***** SUPPLIED INFORMATION
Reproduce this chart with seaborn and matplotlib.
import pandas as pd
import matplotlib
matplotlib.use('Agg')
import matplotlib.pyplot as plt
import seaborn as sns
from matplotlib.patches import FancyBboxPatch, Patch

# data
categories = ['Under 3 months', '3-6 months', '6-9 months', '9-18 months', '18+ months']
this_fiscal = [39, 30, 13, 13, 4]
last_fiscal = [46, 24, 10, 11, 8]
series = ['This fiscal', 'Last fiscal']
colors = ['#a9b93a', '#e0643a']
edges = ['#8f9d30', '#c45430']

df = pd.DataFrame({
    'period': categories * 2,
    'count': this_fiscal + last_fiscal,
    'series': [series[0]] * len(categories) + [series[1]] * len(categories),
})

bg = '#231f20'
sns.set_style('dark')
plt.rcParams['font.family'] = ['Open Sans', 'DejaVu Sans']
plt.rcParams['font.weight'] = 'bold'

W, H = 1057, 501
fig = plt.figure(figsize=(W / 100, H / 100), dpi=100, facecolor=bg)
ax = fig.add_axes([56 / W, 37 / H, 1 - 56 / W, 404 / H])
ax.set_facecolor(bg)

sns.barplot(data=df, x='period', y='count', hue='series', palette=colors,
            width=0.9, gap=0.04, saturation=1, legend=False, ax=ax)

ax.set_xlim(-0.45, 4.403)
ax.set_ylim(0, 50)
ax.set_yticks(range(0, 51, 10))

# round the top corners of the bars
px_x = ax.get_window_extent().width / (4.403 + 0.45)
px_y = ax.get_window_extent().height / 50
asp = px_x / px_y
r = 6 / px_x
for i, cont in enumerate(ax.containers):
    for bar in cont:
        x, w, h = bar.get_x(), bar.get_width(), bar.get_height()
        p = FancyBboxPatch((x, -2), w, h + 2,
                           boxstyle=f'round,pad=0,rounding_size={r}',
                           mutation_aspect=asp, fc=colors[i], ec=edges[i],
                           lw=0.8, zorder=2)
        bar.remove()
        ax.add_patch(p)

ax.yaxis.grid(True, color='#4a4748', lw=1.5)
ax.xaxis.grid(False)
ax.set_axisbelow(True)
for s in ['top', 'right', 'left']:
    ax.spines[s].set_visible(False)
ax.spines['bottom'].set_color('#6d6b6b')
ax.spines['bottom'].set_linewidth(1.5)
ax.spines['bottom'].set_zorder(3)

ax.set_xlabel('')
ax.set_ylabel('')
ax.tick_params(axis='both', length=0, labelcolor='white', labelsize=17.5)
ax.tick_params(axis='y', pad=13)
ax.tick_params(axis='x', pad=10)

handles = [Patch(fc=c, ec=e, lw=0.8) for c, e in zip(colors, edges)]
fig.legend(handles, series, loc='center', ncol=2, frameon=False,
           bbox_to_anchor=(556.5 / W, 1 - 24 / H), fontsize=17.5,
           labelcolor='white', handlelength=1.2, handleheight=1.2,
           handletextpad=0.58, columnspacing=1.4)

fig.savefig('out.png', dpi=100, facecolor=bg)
**********
DIRECTIONS FOR THIS TASK
Please print exactly what appears from the first line of the data through the line with "from matplotlib.patches import", including both of those lines and nothing past them.

ANSWER TO THIS TASK
Reproduce this chart with seaborn and matplotlib.
import pandas as pd
import matplotlib
matplotlib.use('Agg')
import matplotlib.pyplot as plt
import seaborn as sns
from matplotlib.patches import FancyBboxPatch, Patch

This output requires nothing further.